### Your instructions
Take the lines from the beginning of the material through the line containing "fontweight='bold', ha='center', va='center')" and retype them exactly, leaving the pictures out.

### Data excerpt

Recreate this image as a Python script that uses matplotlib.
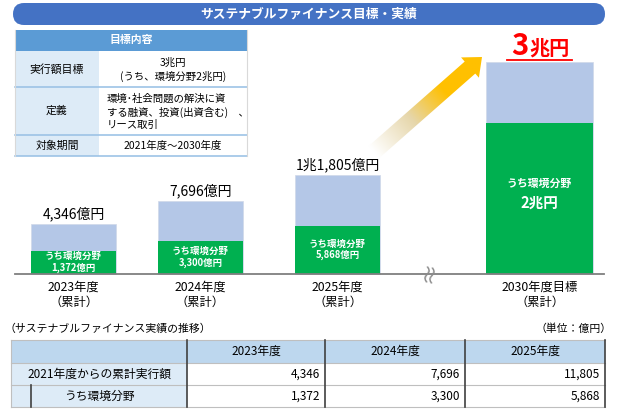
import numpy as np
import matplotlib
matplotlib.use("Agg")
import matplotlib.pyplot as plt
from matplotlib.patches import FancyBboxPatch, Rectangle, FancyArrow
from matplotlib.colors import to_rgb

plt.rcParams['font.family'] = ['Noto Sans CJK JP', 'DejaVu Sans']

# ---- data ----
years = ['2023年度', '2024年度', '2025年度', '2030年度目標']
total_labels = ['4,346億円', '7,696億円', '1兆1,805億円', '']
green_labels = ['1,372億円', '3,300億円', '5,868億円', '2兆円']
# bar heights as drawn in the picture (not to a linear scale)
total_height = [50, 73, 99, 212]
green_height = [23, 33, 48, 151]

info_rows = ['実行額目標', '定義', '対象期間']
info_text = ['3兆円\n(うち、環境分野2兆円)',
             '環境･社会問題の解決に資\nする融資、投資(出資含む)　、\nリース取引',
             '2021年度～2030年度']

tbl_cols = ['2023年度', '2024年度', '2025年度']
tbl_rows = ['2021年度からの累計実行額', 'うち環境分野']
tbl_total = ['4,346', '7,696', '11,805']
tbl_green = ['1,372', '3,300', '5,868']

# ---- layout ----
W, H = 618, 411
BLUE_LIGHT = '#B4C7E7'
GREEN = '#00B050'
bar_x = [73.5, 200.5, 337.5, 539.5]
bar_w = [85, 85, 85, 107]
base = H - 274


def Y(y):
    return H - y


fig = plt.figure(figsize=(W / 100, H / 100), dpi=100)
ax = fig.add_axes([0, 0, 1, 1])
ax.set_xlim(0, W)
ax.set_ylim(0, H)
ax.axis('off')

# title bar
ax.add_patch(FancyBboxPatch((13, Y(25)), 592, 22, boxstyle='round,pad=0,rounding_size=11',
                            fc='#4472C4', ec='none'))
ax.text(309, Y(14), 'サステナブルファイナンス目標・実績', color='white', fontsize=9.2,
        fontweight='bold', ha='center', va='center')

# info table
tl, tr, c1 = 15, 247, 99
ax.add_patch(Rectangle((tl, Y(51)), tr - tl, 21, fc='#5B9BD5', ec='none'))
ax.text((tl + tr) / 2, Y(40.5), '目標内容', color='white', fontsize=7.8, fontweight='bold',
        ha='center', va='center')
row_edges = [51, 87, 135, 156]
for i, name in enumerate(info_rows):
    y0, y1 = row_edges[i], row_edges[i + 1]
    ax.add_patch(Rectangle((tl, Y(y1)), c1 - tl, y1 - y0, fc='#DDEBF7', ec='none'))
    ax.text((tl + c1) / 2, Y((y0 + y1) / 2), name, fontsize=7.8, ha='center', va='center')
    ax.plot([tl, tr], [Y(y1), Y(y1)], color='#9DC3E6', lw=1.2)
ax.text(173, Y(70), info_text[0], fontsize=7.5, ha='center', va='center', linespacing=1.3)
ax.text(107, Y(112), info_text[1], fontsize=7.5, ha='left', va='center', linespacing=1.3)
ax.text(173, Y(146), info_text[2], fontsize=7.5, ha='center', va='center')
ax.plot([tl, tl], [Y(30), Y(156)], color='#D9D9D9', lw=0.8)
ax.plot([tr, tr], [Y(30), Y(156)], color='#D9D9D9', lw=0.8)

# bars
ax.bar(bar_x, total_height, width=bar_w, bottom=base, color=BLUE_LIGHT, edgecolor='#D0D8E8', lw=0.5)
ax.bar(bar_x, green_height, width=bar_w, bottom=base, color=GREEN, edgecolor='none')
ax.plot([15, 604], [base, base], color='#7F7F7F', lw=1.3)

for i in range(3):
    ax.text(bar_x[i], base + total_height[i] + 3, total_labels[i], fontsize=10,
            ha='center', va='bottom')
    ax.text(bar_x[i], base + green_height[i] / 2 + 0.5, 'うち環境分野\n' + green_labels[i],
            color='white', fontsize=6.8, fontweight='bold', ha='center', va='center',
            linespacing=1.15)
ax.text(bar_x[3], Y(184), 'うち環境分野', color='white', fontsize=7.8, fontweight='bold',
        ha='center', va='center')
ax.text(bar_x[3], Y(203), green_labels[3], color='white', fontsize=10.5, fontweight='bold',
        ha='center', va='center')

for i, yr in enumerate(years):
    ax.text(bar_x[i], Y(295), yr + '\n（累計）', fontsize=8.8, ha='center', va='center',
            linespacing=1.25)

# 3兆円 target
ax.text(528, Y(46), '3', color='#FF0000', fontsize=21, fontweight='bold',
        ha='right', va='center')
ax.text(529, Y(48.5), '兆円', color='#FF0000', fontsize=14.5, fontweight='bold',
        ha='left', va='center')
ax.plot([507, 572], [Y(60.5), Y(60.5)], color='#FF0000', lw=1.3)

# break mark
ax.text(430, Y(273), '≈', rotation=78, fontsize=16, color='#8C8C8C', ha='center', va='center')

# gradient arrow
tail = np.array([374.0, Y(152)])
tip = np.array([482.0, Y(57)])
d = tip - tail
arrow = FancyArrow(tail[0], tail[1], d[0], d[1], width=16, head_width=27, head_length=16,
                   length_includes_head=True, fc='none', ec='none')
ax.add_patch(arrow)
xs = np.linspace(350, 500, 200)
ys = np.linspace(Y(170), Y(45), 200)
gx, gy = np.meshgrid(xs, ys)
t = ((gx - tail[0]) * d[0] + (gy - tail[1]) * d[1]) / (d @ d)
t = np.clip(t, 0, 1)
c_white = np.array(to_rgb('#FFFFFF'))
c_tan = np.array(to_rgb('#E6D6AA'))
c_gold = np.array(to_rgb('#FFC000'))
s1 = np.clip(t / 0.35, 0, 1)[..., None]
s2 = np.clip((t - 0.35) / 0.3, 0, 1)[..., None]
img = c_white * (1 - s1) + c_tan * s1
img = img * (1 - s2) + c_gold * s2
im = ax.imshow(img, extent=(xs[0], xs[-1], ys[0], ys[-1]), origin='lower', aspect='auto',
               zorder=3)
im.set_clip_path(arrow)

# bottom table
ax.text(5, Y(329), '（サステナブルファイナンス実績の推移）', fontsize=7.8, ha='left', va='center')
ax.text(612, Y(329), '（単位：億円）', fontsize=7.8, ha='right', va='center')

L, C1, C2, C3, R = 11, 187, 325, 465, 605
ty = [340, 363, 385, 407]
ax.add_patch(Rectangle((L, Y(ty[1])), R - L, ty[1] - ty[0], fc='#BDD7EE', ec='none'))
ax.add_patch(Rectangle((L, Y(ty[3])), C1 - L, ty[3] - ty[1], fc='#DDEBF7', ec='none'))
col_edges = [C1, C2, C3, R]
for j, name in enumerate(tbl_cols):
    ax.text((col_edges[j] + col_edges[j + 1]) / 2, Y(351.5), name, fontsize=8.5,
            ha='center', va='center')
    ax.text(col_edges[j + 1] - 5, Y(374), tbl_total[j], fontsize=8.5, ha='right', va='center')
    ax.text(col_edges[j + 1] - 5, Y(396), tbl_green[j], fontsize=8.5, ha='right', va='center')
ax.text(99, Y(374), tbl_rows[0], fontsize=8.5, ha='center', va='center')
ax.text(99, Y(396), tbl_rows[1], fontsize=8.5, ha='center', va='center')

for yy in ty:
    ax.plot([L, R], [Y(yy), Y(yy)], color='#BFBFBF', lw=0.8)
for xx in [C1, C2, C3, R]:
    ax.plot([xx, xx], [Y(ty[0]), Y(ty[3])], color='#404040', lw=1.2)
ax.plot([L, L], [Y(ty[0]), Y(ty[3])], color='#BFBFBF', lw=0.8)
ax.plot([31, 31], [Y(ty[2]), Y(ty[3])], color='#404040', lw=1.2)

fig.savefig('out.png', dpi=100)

### Exercise output
Recreate this image as a Python script that uses matplotlib.
import numpy as np
import matplotlib
matplotlib.use("Agg")
import matplotlib.pyplot as plt
from matplotlib.patches import FancyBboxPatch, Rectangle, FancyArrow
from matplotlib.colors import to_rgb

plt.rcParams['font.family'] = ['Noto Sans CJK JP', 'DejaVu Sans']

# ---- data ----
years = ['2023年度', '2024年度', '2025年度', '2030年度目標']
total_labels = ['4,346億円', '7,696億円', '1兆1,805億円', '']
green_labels = ['1,372億円', '3,300億円', '5,868億円', '2兆円']
# bar heights as drawn in the picture (not to a linear scale)
total_height = [50, 73, 99, 212]
green_height = [23, 33, 48, 151]

info_rows = ['実行額目標', '定義', '対象期間']
info_text = ['3兆円\n(うち、環境分野2兆円)',
             '環境･社会問題の解決に資\nする融資、投資(出資含む)　、\nリース取引',
             '2021年度～2030年度']

tbl_cols = ['2023年度', '2024年度', '2025年度']
tbl_rows = ['2021年度からの累計実行額', 'うち環境分野']
tbl_total = ['4,346', '7,696', '11,805']
tbl_green = ['1,372', '3,300', '5,868']

# ---- layout ----
W, H = 618, 411
BLUE_LIGHT = '#B4C7E7'
GREEN = '#00B050'
bar_x = [73.5, 200.5, 337.5, 539.5]
bar_w = [85, 85, 85, 107]
base = H - 274


def Y(y):
    return H - y


fig = plt.figure(figsize=(W / 100, H / 100), dpi=100)
ax = fig.add_axes([0, 0, 1, 1])
ax.set_xlim(0, W)
ax.set_ylim(0, H)
ax.axis('off')

# title bar
ax.add_patch(FancyBboxPatch((13, Y(25)), 592, 22, boxstyle='round,pad=0,rounding_size=11',
                            fc='#4472C4', ec='none'))
ax.text(309, Y(14), 'サステナブルファイナンス目標・実績', color='white', fontsize=9.2,
        fontweight='bold', ha='center', va='center')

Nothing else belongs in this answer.